Faculty, students and community members gathered Nov. 14 in the Ross School of Business Colloquium for the final event of the William Davidson Institute’s M²GATE: the pitch competition that brought together more than 500 students across five Michigan universities, and their peers in Egypt, Libya, Morocco, and Tunisia.

The teams were challenged to come up with solutions to social challenges in the Middle East and North Africa (MENA) region.

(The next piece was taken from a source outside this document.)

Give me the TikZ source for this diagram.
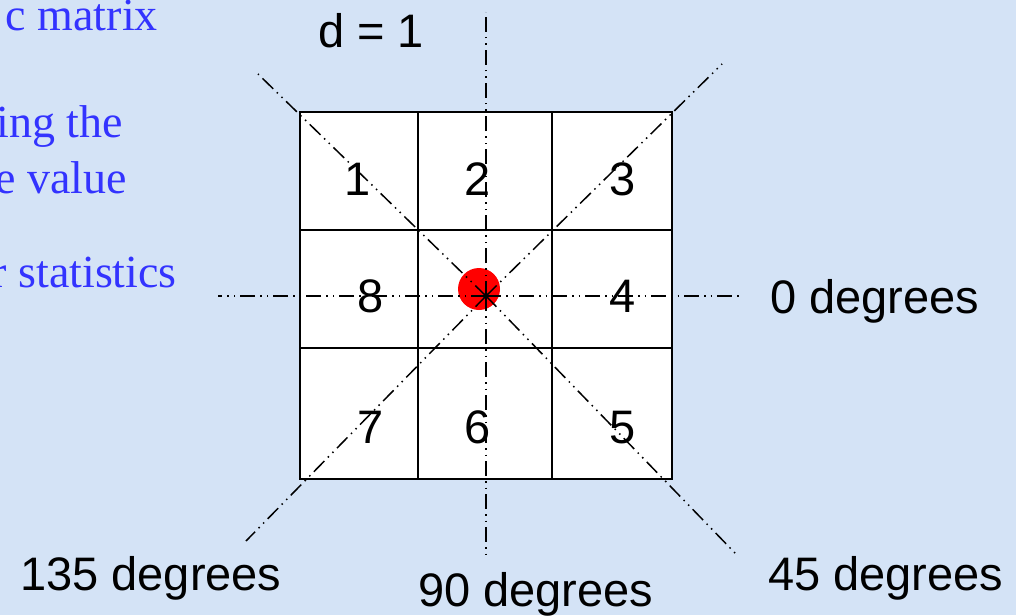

The finalist teams consisted of the “Alters,” a team from Morocco and Michigan that proposed an after-school program to improve the soft skills of students in the MENA region, “EcoMENA,” a team from Egypt and Michigan that proposed working with zabaleen (garbage collectors) in Cairo to help them turn recycled materials into jewelry and other marketable products, and “Kaizen,” a team from Tunisia and Michigan that proposed rewarding Tunisians for recycling to encourage the habit.

“It’s amazing to finally get to meet all my teammates in person,” said Fatima Ezzahra El Mourabit of team Alters. “We had a lot of time meeting virtually on Skype and on Bluejeans, and we did a lot and often, actually. Finally getting to meet each other is pretty beautiful.”

Team EcoMENA was named the winner by the panel of judges for their idea of working with zabaleen in Cairo to turn recycled materials into sellable products, reducing the amount of plastics and metal burned or dumped into landfills, and helping zabaleen earn extra income.

Team EcoMENA poses in front of the projector screen

Team EcoMENA. Photo courtesy of William Davidson Institute.

In the opening remarks of the event, executive director of the Stevens Initiative Mohamed Abdel-Kader stressed the importance of collaboration, communication and connecting across borders.

“This is an opportunity you shouldn’t throw away,” he said. “So many students don’t get an opportunity to go abroad and connect with others. In this day and age when the relationships and dialogue between us are a challenge, take this as a blessing to represent your countries, represent your neighborhoods, represent your families, to connect with others and really drive home the values that you’re proud of and want represented in the global community.”